Remember you’re being judged. If you’re lucky, her parents will be easy to talk to. Amid all the laughter and good will, you may start to feel like you can do no wrong. Hold on there, tiger. Being confident is helpful, but being over-confident is dangerous. No matter how comfortable they make you feel, remember that they’re watching you.

Be polite, even if they are rude. Parents are people too, which means they have the capacity for making offensive comments. For example, some families love to talk politics at the dinner table. Don’t engage, especially if you disagree with what they’re saying. Try to steer the conversation into safer territory.

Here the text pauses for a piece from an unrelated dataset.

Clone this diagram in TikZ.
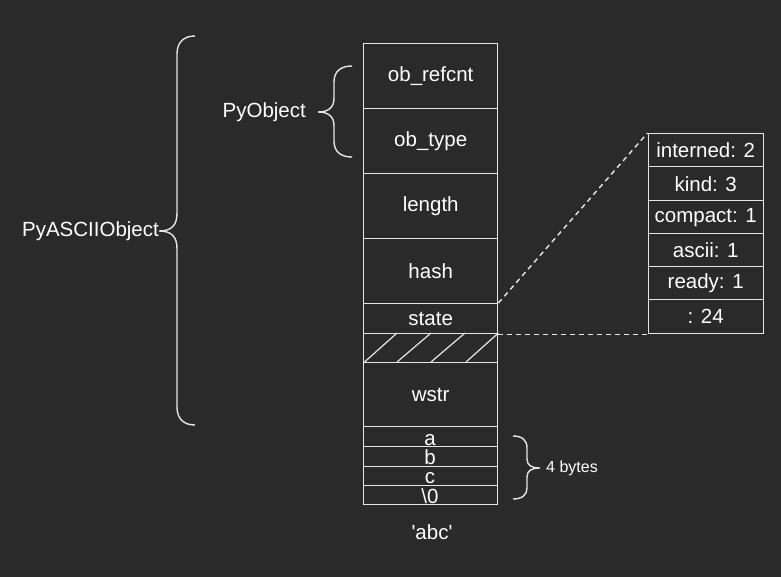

Don't make enemies. This is the main aim of the game, but even if her dad really gets up your nose, under no circumstance show it. As for her mother, well she is your new best friend. She is your ally and will be the key to more invites, recommendations to the rest of the extended family and the shoulder your girl cries on when you have a ‘debate’. Win her over and you’re golden.

Be helpful. If you’re eating at their house, ask if you can help make dinner or set the table. After dinner, offer to help clean up. They might decline, but they’ll appreciate the offer.

Be a Good Houseguest

If you’re spending the night with your girlfriend’s parents, be sure to follow the rules of being a polite houseguest. In addition, remember to follow some additional guidelines:

Be prepared to sleep in separate rooms. Even if you and your girlfriend currently live together, if her parents want you to sleep in separate rooms, then do so without complaint or comment. You’re in their house and should follow their rules. If you are given a sleeping bag and asked to sleep on the sofa, do so happily.

Don’t walk around in your skivvies. Don’t come to breakfast in your BVDs. Always bring a t-shirt and pajamas pants with you so that if you’re woken in the night or they walk in on you in the morning, mom’s not going to get an eyeful of your man junk.

Leave a Good Impression

How you leave your girlfriend’s parent’s house is just as important as how you enter. Leave them thinking happy thoughts about you.

Give them a nice goodbye. When you’re leaving, thank your girlfriend’s parents for your visit. Tell them what a pleasure it was to meet them. Shake hands again. If mom goes in for the hug, give her a good one.